I think the answer is "none of the above". :-)
Here are the steps I think would happen:
1) .18 host checks if 192.168.1.255 is on local
subnet. It is not. So,
2) .18 host sends packet to proper gateway. Assume
there's only one gateway defined (R1) for .18 and it's
a default for all traffic. .18 forwards the
IP packet to R1's interface on the 192.168.1.16/29
subnet. Note this is done using unicast ethernet forwarding.
.18 has no clue that .255 may represent a broadcast
address on some other remote subnet. Thus, no hosts
on the .16/29 network would receive this as a broadcast frame.
3) R1 receives frame, extracts the IP packet and sees
the destination is for 192.168.1.255. R1 sees that
this IP address falls within the subnet defined on its R1-R2
interface.
4a) If broadcast forwardng is enabled on R1's R1-R2 interface, the
packet is queued onto the R1-R2 interface. Before the packet
is forwarded, the destination IP address (192.168.1.255) in the
packet is changed to 255.255.255.255 (the default physical IP
broadcast address)
4b) All devices (basically just R2) on the R1-R2 subnet receive the
packet. Unless R2 has some form of bridging enabled, the
255.255.255.255 packet does not get forwarded to any other
interfaces/subnets.
5) If broadcast forwarding is not enabled on R1's R1-R2 interface,
the packet would get dropped by R1.
I didn't realize a directed broadcast was converted into an
interface specific IP broadcast address (default is the all ones
broadcast address [255.255.255.255]) when the physical broadcast
translation occurs. I had instead throught the packet
would maintain its IP dst of the subnet broadcast address and appear
on the wire with the broadcast ethernet destination address... But
the mapping to the specified IP broadcast address (255.255.255.255)

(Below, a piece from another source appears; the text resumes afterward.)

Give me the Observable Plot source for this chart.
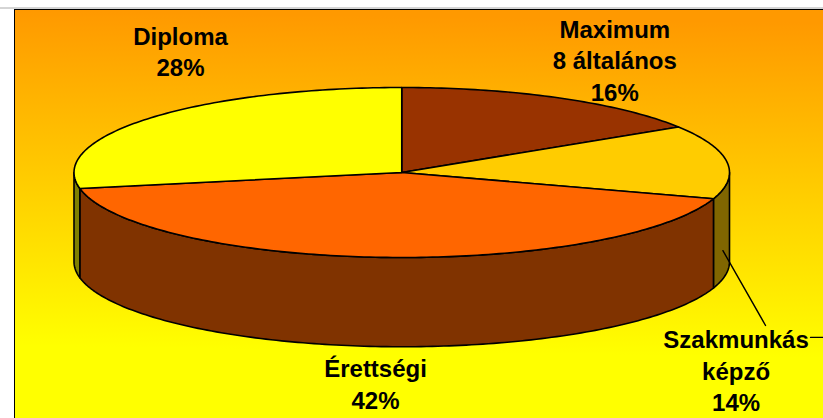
<!DOCTYPE html>
<html><head><meta charset="utf-8">
<script src="https://cdn.jsdelivr.net/npm/d3@7"></script>
<script src="https://cdn.jsdelivr.net/npm/@observablehq/plot@0.6"></script>
<style>html,body{margin:0;padding:0;background:#fff;overflow:hidden}svg{display:block}</style>
</head><body><div id="chart"></div>
<script>
const categories = ["Maximum\n8 általános\n16%", "Szakmunkás\nképző\n14%", "Érettségi\n42%", "Diploma\n28%"];
const shares = [16, 14, 42, 28];
const topColors = ["#993300", "#FFCC00", "#FF6600", "#FFFF00"];
const sideColors = ["#4d1a00", "#806600", "#803300", "#808000"];
const labelX = [0.65, 1.02, -0.08, -0.675];
const labelY = [1.84, -1.81, -2.15, 1.76];
const leaderX = [0.98, 1.11];
const leaderY = [-0.92, -1.8];
const stubX = [1.247, 1.3];
const stubY = [-1.94, -1.94];
const depth = 1.05;

const rad = d => d * Math.PI / 180;
const pt = (deg, drop = 0) => ({x: Math.sin(rad(deg)), y: Math.cos(rad(deg)) - drop});
function arc(a, b) {
  const out = [], n = Math.max(2, Math.ceil(Math.abs(b - a)));
  for (let i = 0; i <= n; ++i) out.push(a + (b - a) * i / n);
  return out;
}
let acc = 0;
const slices = shares.map((v, i) => {
  const a = acc * 3.6; acc += v; const b = acc * 3.6;
  return {a, b, top: topColors[i], side: sideColors[i], label: categories[i], lx: labelX[i], ly: labelY[i]};
});
const sideMarks = slices.filter(s => s.b > 90 && s.a < 270).map(s => {
  const a = Math.max(s.a, 90), b = Math.min(s.b, 270);
  const pts = [...arc(a, b).map(d => pt(d)), ...arc(b, a).map(d => pt(d, depth))];
  return Plot.line(pts, {x: "x", y: "y", fill: s.side, stroke: "#000", strokeWidth: 1.6, curve: "linear-closed"});
});
const topMarks = slices.map(s =>
  Plot.line([{x: 0, y: 0}, ...arc(s.a, s.b).map(d => pt(d))],
    {x: "x", y: "y", fill: s.top, stroke: "#000", strokeWidth: 1.6, curve: "linear-closed"}));

const defs = (index, scales, values, dims, context) => {
  const svg = context.document.createElementNS("http://www.w3.org/2000/svg", "g");
  svg.innerHTML = `<defs><linearGradient id="bg" gradientUnits="userSpaceOnUse" x1="5" y1="10" x2="0" y2="345">
    <stop offset="0" stop-color="#FF9900"/><stop offset="1" stop-color="#FFFF00"/></linearGradient></defs>
    <line x1="0" x2="823" y1="8" y2="8" stroke="#aaa"/>`;
  return svg;
};

const chart = Plot.plot({
  width: 823, height: 418,
  marginLeft: 14, marginTop: 9, marginRight: 0, marginBottom: 0,
  x: {domain: [-1, 1], range: [73.5, 729], axis: null},
  y: {domain: [-1, 1], range: [257, 87], axis: null},
  style: {background: "#fff", overflow: "hidden"},
  marks: [
    defs,
    Plot.frame({fill: "url(#bg)", stroke: null}),
    Plot.frame({anchor: "left", stroke: "#000"}),
    Plot.frame({anchor: "top", stroke: "#000"}),
    ...sideMarks,
    ...topMarks,
    Plot.line(leaderX.map((x, i) => ({x, y: leaderY[i]})), {x: "x", y: "y", stroke: "#000", strokeWidth: 1.4}),
    Plot.line(stubX.map((x, i) => ({x, y: stubY[i]})), {x: "x", y: "y", stroke: "#000", strokeWidth: 1.2}),
    Plot.text(slices, {x: "lx", y: "ly", text: "label", fill: "#000", stroke: null,
      fontFamily: "Liberation Sans", fontWeight: "bold", fontSize: 24, lineHeight: 1.3,
      lineAnchor: "top", textAnchor: "middle"})
  ]
});
document.getElementById("chart").append(chart);
</script></body></html>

is what's suggested in the CCO docs and that's what I'm see in my
lab...
Which, if true, is interesting in that when overlaying multiple
logical subnets on a network, one would lose the subnet broadcast
information and all clients would have to process the now broadcast
IP packet. That is, a client would receive the ethernet broadcast,
extract the IP packet, and now see 255.255.255.255 as the dst. If
the dst IP address remained the directed subnet broadcast, one could
still broadcast to just the target set of clients (those on that subnet).
Brian
-----Original Message-----
From: Bob Vance [mailto:[EMAIL PROTECTED]]
Sent: Saturday, August 05, 2000 10:15 AM
To: CISCO_GroupStudy List (E-mail)
Subject: RE: --- Not own broadcast
I found this question interesting.
Maybe, I missed it, but I'm surprised that there wasn't more discussion
on
this one.
> 192.168.1.16/29 ----- R1 ----- 192.168.1.32/29
> |
> |192.168.1.252/30
> |
> 192.168.1.48/29 ----- R1 ----- 192.168.1.64/29
>
>node at address 192.168.1.18 sends a packet to address
> 192.168.1.255.
>which node or nodes will receive the packet?
> a) All nodes on all subnetworks
> b) Only the node at address 192.168.1.255
> c) Only the nodes on subnetwork 192.168.1.16 that have broadcast
reception
> enabled
> d) All nodes on subnetwork 192.168.1.16
> e) All nodes on subnetworks 192.168.1.16, 192.168.1.32, and
192.168.1.48
My answer is D.
The question says nothing about *accepting* the packet,
so it's reduced to a routing question:
Onto which segments, if any, will the routers send this packet?
I believe that the question, as stated, doesn't have enough information
to
be answered absolutely (but, then which ones do ;>).
Certainly, all nodes on the local segment, 192.168.1.16, will receive
the
packet (whether or not they accept the packet is entirely another
question,
although we hope that the author understands the distinction |>)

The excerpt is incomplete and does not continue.